- [AIM]:
Return the count of lines that hold the string "this", with no other words.

- [RECORDED DATA]:

○ ○ ○ ○ ○ ○ ○

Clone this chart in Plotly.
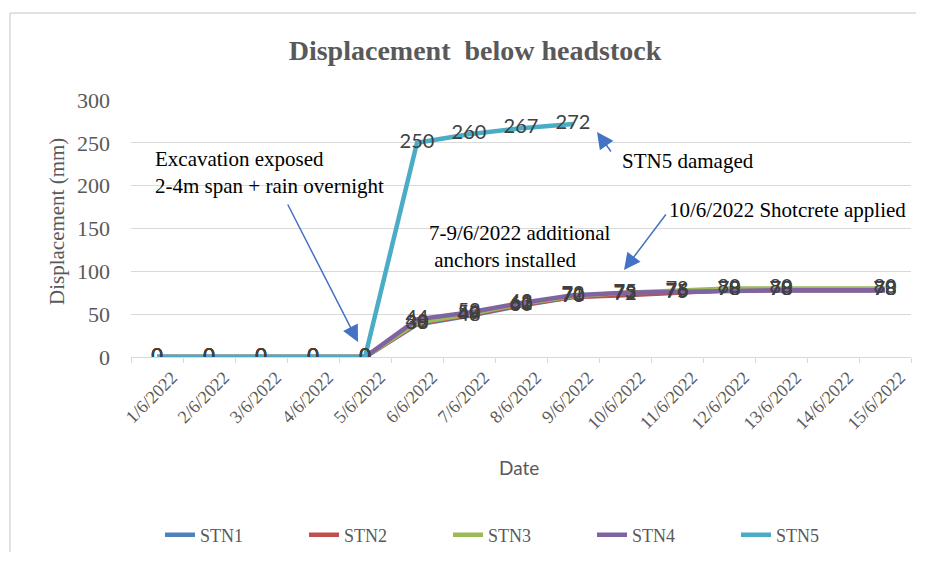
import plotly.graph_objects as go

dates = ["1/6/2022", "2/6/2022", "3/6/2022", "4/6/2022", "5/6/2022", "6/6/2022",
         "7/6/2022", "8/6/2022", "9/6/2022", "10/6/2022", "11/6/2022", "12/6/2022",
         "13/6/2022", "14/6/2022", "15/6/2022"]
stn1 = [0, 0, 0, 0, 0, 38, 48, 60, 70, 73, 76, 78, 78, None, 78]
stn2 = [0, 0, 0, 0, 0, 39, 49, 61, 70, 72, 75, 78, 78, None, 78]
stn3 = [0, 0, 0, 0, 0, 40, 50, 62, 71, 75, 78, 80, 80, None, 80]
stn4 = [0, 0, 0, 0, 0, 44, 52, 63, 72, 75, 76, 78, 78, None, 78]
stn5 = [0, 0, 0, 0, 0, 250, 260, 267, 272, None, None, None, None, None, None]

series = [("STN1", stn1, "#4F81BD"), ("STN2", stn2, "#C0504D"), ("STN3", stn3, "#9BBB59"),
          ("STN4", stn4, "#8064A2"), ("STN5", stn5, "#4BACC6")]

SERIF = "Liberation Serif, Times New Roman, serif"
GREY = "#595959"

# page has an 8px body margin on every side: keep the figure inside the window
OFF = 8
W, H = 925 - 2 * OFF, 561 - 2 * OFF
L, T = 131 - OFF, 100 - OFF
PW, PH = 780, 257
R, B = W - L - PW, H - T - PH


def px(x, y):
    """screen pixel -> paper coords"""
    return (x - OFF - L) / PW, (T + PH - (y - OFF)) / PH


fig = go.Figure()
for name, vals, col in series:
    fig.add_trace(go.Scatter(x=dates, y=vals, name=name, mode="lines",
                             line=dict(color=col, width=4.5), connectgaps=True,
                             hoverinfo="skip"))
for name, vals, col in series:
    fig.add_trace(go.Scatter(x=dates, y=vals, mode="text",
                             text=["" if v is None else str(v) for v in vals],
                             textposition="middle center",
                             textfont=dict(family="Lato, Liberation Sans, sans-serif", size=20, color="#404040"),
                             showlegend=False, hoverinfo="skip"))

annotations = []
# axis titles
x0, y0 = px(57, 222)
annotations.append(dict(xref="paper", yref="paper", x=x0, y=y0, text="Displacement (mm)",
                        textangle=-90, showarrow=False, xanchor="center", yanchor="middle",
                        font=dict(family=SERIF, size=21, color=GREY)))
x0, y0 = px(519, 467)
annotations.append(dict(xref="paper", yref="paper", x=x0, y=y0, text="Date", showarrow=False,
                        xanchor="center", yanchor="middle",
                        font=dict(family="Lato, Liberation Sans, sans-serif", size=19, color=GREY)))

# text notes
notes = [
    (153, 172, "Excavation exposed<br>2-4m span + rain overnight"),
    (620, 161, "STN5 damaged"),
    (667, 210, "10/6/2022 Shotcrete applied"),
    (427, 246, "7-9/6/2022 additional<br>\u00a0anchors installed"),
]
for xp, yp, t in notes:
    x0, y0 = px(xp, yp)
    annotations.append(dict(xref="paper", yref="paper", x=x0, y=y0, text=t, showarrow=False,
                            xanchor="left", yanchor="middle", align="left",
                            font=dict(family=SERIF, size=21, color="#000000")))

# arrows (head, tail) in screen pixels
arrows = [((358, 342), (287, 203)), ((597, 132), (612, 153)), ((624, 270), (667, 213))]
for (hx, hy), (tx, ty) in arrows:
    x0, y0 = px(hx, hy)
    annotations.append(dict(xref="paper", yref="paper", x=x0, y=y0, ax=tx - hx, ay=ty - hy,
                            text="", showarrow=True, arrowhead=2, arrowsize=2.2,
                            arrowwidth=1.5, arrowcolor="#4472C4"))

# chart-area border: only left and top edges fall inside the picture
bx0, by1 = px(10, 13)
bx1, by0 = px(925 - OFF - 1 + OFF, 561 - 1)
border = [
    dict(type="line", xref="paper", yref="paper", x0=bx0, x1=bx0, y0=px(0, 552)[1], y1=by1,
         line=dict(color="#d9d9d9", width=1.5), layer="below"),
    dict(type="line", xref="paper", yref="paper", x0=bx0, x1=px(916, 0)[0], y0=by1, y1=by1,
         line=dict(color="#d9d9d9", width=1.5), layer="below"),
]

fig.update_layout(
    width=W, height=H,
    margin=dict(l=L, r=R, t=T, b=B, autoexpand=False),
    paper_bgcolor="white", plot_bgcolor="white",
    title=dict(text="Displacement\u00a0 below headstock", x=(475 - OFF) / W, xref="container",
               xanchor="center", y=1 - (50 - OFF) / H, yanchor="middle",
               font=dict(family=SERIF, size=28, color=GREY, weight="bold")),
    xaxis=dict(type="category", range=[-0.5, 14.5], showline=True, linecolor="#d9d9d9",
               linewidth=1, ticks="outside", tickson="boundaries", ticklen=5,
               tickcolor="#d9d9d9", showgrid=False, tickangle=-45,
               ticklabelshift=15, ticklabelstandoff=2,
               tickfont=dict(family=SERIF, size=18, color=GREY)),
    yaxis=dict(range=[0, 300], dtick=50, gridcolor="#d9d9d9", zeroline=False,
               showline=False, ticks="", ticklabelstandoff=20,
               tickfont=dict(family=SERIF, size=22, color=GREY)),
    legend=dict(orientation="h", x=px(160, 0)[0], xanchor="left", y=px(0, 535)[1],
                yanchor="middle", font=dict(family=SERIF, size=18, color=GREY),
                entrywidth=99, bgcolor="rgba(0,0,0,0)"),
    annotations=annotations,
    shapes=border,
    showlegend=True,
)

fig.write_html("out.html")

○ ○ ○ ○ ○ ○ ○

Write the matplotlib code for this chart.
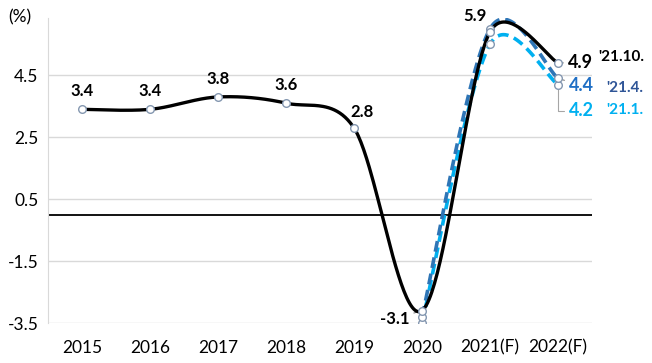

○ ○ ○ ○ ○ ○ ○

- [WORKED SOLUTION]:
2